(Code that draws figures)
▬▬▬▬▬▬▬▬▬▬
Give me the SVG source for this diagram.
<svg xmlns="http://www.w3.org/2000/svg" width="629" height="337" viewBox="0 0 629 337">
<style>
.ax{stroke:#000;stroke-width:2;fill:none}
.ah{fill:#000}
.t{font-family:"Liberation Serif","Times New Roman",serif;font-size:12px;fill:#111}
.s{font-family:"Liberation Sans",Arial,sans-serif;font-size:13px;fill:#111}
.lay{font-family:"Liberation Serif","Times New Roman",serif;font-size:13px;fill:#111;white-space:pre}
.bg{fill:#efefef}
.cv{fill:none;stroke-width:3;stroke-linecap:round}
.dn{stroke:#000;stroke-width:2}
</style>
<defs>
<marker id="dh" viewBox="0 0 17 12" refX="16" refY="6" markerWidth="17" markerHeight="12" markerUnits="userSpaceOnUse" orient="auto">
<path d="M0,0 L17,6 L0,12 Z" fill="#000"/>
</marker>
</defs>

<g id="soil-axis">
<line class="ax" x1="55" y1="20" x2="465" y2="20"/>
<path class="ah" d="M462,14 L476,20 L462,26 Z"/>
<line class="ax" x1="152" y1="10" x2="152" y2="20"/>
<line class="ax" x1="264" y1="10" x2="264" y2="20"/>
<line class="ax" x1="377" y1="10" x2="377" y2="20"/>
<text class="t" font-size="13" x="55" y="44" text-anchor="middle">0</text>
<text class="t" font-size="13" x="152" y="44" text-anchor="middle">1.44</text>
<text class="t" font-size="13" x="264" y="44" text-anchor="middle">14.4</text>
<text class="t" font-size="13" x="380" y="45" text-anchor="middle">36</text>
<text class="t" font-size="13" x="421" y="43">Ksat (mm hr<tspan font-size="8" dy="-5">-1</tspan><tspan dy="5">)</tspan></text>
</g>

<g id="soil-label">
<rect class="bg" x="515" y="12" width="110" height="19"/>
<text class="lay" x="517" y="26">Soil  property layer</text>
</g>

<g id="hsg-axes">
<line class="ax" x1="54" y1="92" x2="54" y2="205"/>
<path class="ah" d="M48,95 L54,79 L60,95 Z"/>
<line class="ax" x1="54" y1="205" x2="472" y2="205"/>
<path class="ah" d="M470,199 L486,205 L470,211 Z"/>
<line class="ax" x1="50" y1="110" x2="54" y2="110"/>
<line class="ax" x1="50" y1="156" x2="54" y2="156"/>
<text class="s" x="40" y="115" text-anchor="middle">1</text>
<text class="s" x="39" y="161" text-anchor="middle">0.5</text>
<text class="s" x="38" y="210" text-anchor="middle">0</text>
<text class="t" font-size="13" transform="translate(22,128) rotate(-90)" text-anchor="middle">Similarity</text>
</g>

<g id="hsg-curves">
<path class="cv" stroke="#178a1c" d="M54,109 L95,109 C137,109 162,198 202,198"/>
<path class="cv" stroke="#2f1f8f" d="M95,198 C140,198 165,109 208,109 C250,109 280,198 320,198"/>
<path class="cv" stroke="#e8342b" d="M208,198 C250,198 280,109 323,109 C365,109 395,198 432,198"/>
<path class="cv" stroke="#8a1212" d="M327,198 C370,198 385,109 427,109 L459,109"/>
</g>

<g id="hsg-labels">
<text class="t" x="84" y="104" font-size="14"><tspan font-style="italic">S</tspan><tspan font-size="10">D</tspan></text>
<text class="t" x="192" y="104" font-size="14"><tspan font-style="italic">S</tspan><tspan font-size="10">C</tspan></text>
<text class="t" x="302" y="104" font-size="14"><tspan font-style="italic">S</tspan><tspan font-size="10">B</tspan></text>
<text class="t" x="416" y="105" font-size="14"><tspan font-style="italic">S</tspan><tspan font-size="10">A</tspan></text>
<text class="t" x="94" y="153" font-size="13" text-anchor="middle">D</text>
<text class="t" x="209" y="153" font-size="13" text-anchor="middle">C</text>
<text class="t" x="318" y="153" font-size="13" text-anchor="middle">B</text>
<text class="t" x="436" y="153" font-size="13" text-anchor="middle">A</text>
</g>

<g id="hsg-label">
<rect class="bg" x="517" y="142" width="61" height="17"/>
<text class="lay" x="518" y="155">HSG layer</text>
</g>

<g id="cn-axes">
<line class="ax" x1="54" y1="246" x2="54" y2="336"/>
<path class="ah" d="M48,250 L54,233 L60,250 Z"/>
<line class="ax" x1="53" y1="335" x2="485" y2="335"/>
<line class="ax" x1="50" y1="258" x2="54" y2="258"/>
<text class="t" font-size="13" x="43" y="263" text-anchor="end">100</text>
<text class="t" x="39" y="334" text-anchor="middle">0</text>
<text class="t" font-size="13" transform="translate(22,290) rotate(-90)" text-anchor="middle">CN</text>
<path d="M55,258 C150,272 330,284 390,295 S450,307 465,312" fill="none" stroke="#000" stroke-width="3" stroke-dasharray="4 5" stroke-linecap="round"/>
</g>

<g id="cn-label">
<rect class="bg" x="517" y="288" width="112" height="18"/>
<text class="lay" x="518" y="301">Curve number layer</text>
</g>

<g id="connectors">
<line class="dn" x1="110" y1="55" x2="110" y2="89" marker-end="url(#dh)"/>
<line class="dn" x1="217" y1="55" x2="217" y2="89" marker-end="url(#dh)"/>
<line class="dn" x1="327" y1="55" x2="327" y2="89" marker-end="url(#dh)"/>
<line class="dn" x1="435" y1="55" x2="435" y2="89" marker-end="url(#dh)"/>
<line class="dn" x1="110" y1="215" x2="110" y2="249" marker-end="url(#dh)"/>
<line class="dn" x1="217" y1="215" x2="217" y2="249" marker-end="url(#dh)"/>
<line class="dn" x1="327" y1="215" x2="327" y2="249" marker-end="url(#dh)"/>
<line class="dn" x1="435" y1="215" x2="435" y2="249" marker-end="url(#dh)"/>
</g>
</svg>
▬▬▬▬▬▬▬▬▬▬
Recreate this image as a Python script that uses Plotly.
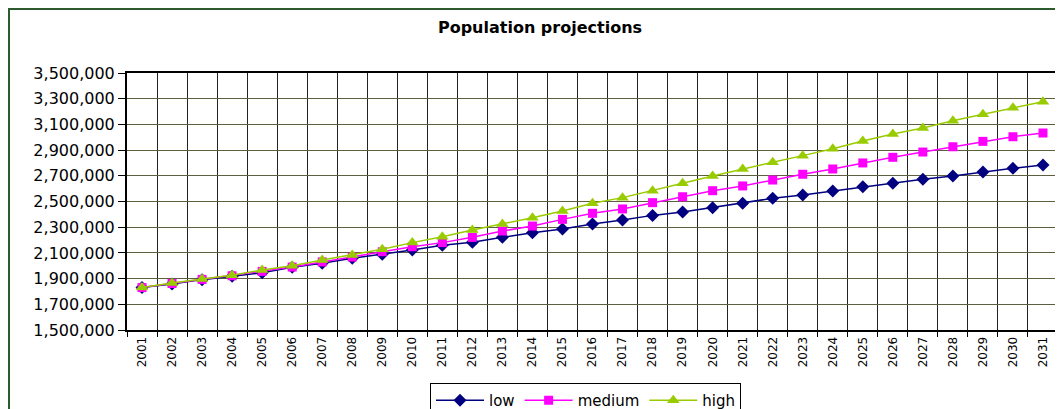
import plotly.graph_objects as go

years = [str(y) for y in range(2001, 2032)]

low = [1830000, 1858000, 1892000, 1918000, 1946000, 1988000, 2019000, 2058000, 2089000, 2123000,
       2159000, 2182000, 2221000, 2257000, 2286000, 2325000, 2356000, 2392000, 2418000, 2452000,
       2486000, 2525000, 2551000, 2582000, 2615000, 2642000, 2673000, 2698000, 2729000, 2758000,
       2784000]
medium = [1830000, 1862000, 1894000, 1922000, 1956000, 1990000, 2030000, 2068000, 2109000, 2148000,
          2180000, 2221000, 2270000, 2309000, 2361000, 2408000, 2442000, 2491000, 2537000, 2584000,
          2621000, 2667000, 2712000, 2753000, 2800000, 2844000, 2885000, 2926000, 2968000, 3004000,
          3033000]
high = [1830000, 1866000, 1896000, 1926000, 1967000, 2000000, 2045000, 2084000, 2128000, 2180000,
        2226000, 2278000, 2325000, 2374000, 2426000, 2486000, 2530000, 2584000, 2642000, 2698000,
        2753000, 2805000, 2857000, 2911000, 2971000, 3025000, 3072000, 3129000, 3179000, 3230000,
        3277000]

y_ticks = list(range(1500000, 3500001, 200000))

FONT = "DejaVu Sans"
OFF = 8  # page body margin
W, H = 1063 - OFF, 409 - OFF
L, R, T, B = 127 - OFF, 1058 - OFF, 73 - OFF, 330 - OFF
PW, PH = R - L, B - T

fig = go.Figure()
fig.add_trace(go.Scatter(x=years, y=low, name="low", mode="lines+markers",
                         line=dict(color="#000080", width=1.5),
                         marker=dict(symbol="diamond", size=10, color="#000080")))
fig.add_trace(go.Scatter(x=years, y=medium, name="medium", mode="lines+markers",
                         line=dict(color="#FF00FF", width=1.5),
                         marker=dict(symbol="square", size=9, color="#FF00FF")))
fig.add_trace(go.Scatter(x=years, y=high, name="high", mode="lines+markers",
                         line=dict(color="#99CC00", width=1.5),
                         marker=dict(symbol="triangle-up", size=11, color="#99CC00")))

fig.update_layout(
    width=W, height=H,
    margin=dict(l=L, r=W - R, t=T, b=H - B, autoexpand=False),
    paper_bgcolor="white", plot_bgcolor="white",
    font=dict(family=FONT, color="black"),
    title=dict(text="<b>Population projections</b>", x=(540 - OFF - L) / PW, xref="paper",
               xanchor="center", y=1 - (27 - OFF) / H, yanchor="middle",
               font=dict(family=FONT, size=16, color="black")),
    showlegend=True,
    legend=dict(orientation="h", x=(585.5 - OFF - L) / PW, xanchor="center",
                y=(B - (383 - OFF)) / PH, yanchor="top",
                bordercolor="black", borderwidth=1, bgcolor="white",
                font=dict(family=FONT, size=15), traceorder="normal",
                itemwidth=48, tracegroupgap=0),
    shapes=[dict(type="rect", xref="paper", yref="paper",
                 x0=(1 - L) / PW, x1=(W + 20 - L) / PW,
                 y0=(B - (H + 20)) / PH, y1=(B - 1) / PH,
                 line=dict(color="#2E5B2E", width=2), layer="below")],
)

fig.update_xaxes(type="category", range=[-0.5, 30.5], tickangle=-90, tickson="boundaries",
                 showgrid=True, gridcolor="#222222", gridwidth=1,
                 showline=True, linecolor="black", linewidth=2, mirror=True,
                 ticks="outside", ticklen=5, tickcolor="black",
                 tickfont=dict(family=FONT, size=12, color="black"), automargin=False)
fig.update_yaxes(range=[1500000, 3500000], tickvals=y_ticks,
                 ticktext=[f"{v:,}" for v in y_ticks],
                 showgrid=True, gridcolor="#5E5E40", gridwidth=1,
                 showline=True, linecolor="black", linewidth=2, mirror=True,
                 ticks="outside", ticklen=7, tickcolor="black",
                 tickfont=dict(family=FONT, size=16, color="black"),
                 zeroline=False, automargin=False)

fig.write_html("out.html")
▬▬▬▬▬▬▬▬▬▬
▶ _WRITTEN INSTRUCTION_:
Leave out the pictures, and copy only the lines from the one holding "Recreate this image" through the one holding "years = [str(y) for y in range(2001, 2032)]", exactly as written.

▶ _WRITTEN REPLY_:
Recreate this image as a Python script that uses Plotly.
import plotly.graph_objects as go

years = [str(y) for y in range(2001, 2032)]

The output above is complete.